Any bankruptcy among Big Three is likely to cut into retention, making recovery even harder.
Don Wissel's love affair with General Motors cars started in 1960, when he bought a silver-gray Pontiac Catalina, a roomy car with modified tail fins and enough horsepower to gobble up miles on the Garden State Parkway. Since then, he's owned almost everything GM's made – Chevys, Buicks, Olds, Caddys, and now he parks a Yukon and a Denali in his driveway in Rumson, N.J.
"I've never had a problem with a GM car," says the retiree. "They make big cars, and I like big cars."

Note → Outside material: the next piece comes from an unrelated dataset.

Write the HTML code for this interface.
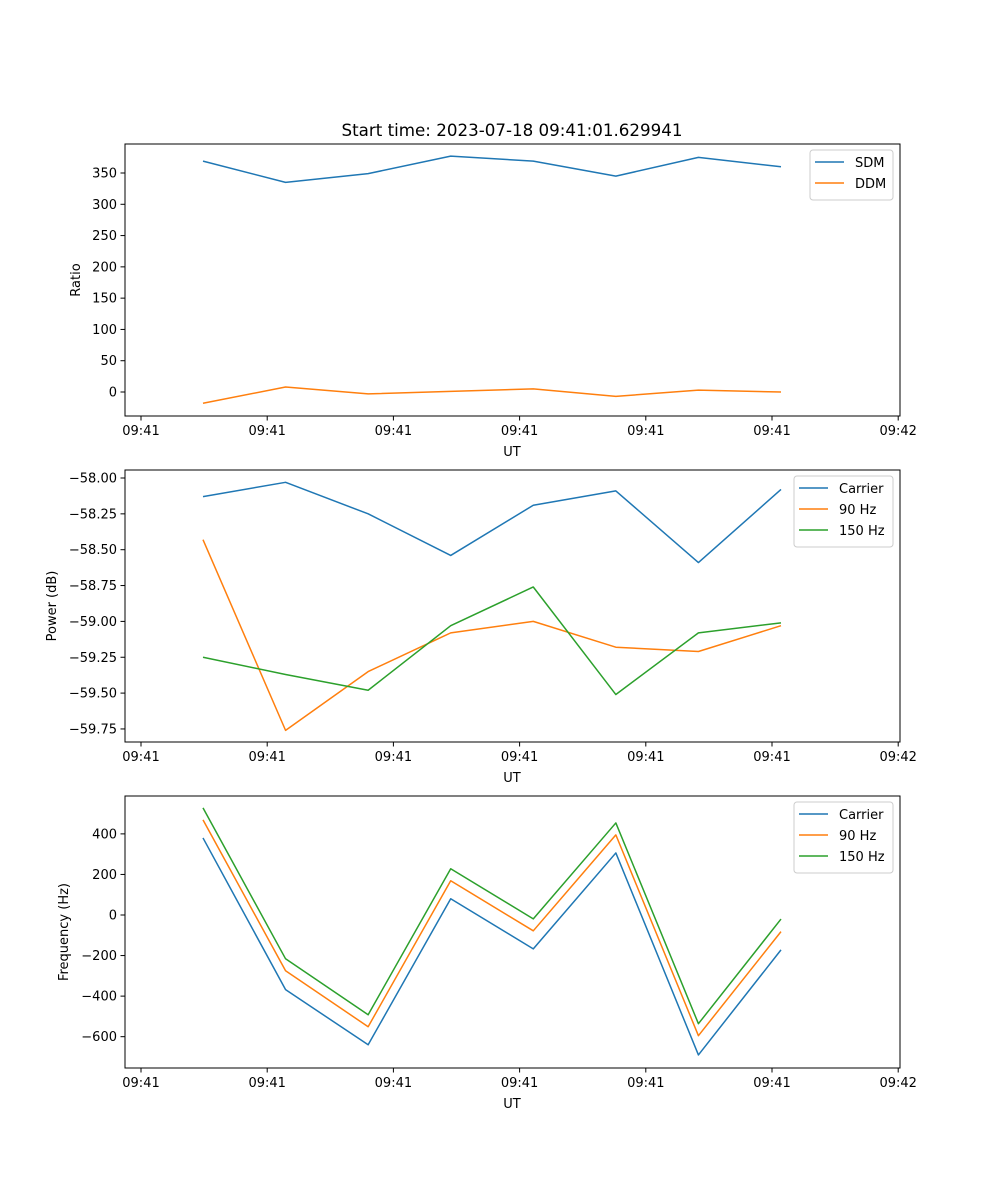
<!DOCTYPE html>
<html><head><meta charset="utf-8"><style>
html,body{margin:0;padding:0;background:#fff;}
svg{display:block;font-family:"DejaVu Sans","Liberation Sans",sans-serif;}
</style></head><body>
<svg id="fig" width="1000" height="1200" xmlns="http://www.w3.org/2000/svg"></svg>
<script>
// Data
const sampleIndex = [0,1,2,3,4,5,6,7];
const sdm = [369,335,349,377,369,345,375,360];
const ddm = [-18,8,-3,1,5,-7,3,0];
const powCarrier = [-58.13,-58.03,-58.25,-58.54,-58.19,-58.09,-58.59,-58.08];
const pow90 = [-58.43,-59.76,-59.35,-59.08,-59.00,-59.18,-59.21,-59.03];
const pow150 = [-59.25,-59.37,-59.48,-59.03,-58.76,-59.51,-59.08,-59.01];
const freqCarrier = [380,-368,-640,80,-167,306,-690,-172];
const freq90 = [469,-275,-551,169,-78,395,-595,-82];
const freq150 = [528,-216,-492,228,-19,454,-536,-20];
const xTickLabels = ["09:41","09:41","09:41","09:41","09:41","09:41","09:42"];
const ratioTicks = [0,50,100,150,200,250,300,350];
const powerTicks = [-59.75,-59.5,-59.25,-59.0,-58.75,-58.5,-58.25,-58.0];
const freqTicks = [-600,-400,-200,0,200,400];

const NS="http://www.w3.org/2000/svg";
const svg=document.getElementById('fig');
const C={blue:'#1f77b4',orange:'#ff7f0e',green:'#2ca02c'};
function el(tag,attrs,parent){const e=document.createElementNS(NS,tag);for(const k in attrs)e.setAttribute(k,attrs[k]);(parent||svg).appendChild(e);return e;}
const X0=125,X1=900;
function xs(i){return 203+i*82.57;}
function xTick(k){return 141+k*126.2;}

function panel(name,top,bot,yval2px,yticks,fmt,ylabel,yx,series,legend){
  const g=el('g',{});
  
  
  const y=v=>yval2px(v);
  series.forEach(s=>{
    const p=el('polyline',{points:s.data.map((v,i)=>xs(sampleIndex[i])+','+y(v)).join(' '),fill:'none',stroke:s.color,'stroke-width':1.5,'stroke-linejoin':'round'},g);
    
    
  });
  const fr=el('rect',{x:X0,y:top,width:X1-X0,height:bot-top,fill:'none',stroke:'#000','stroke-width':1},g);
  
  
  xTickLabels.forEach((l,k)=>{
    const x=xTick(k);
    el('line',{x1:x,x2:x,y1:bot,y2:bot+4.5,stroke:'#000'},g);
    const t=el('text',{x:x,y:bot+19,'text-anchor':'middle','font-size':13},g);t.textContent=l;
    
    
  });
  const xl=el('text',{x:512,y:bot+40,'text-anchor':'middle','font-size':13},g);xl.textContent='UT';
  
  
  yticks.forEach(v=>{
    const yy=y(v);
    el('line',{x1:X0-4.5,x2:X0,y1:yy,y2:yy,stroke:'#000'},g);
    const t=el('text',{x:X0-8,y:yy+4.5,'text-anchor':'end','font-size':13},g);t.textContent=fmt(v);
    
    
  });
  const yc=(top+bot)/2;
  const yl=el('text',{x:yx,y:yc,'text-anchor':'middle','font-size':13,transform:`rotate(-90 ${yx} ${yc})`},g);yl.textContent=ylabel;
  
  
  const lw=legend.w,lh=8+series.length*21,lx=X1-7-lw,ly=top+6;
  const lg=el('g',{},g);
  
  
  el('rect',{x:lx,y:ly,width:lw,height:lh,rx:3,fill:'#fff','fill-opacity':0.8,stroke:'#ccc'},lg);
  series.forEach((s,i)=>{
    const yy=ly+12+i*21;
    el('line',{x1:lx+5,x2:lx+34,y1:yy,y2:yy,stroke:s.color,'stroke-width':1.5},lg);
    const t=el('text',{x:lx+45,y:yy+5,'font-size':13},lg);t.textContent=s.label;
    
    
  });
}
const title=el('text',{x:512,y:136,'text-anchor':'middle','font-size':16.7});
title.textContent='Start time: 2023-07-18 09:41:01.629941';



panel('ratio',144,416,v=>392-v*0.6257,ratioTicks,v=>String(v),'Ratio',80,
 [{key:'sdm',label:'SDM',data:sdm,color:C.blue},{key:'ddm',label:'DDM',data:ddm,color:C.orange}],{w:83});
panel('power',470,742,v=>478-(v+58.0)*143.4,powerTicks,v=>'\u2212'+Math.abs(v).toFixed(2),'Power (dB)',56,
 [{key:'carrier',label:'Carrier',data:powCarrier,color:C.blue},{key:'90hz',label:'90 Hz',data:pow90,color:C.orange},{key:'150hz',label:'150 Hz',data:pow150,color:C.green}],{w:99});
panel('frequency',796,1068,v=>915-v*0.2028,freqTicks,v=>(v<0?'\u2212':'')+Math.abs(v),'Frequency (Hz)',68,
 [{key:'carrier',label:'Carrier',data:freqCarrier,color:C.blue},{key:'90hz',label:'90 Hz',data:freq90,color:C.orange},{key:'150hz',label:'150 Hz',data:freq150,color:C.green}],{w:99});
</script>
</body></html>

Mr. Wissel qualifies as a "loyal" General Motors customer – a group the automaker will need to hold onto now more than ever if it is to survive and prosper in these hard times. The specter of bankruptcy, though, may impair GM's ability to retain even these loyalists – one reason that the firm's CEO, along with the top executives of the other US automakers, returns to Washington this week to make the case for some sort of federal bailout. Their key argument to get $25 billion: They have a business plan to remain viable.
For any auto company business plan, repeat customers are essential – they're a less expensive way of making a sale than wooing a customer from someone else. But if an automobile company were to declare bankruptcy, even the most loyal customer base would probably dissipate – one reason Detroit executives appear so disinclined to go that route, say analysts.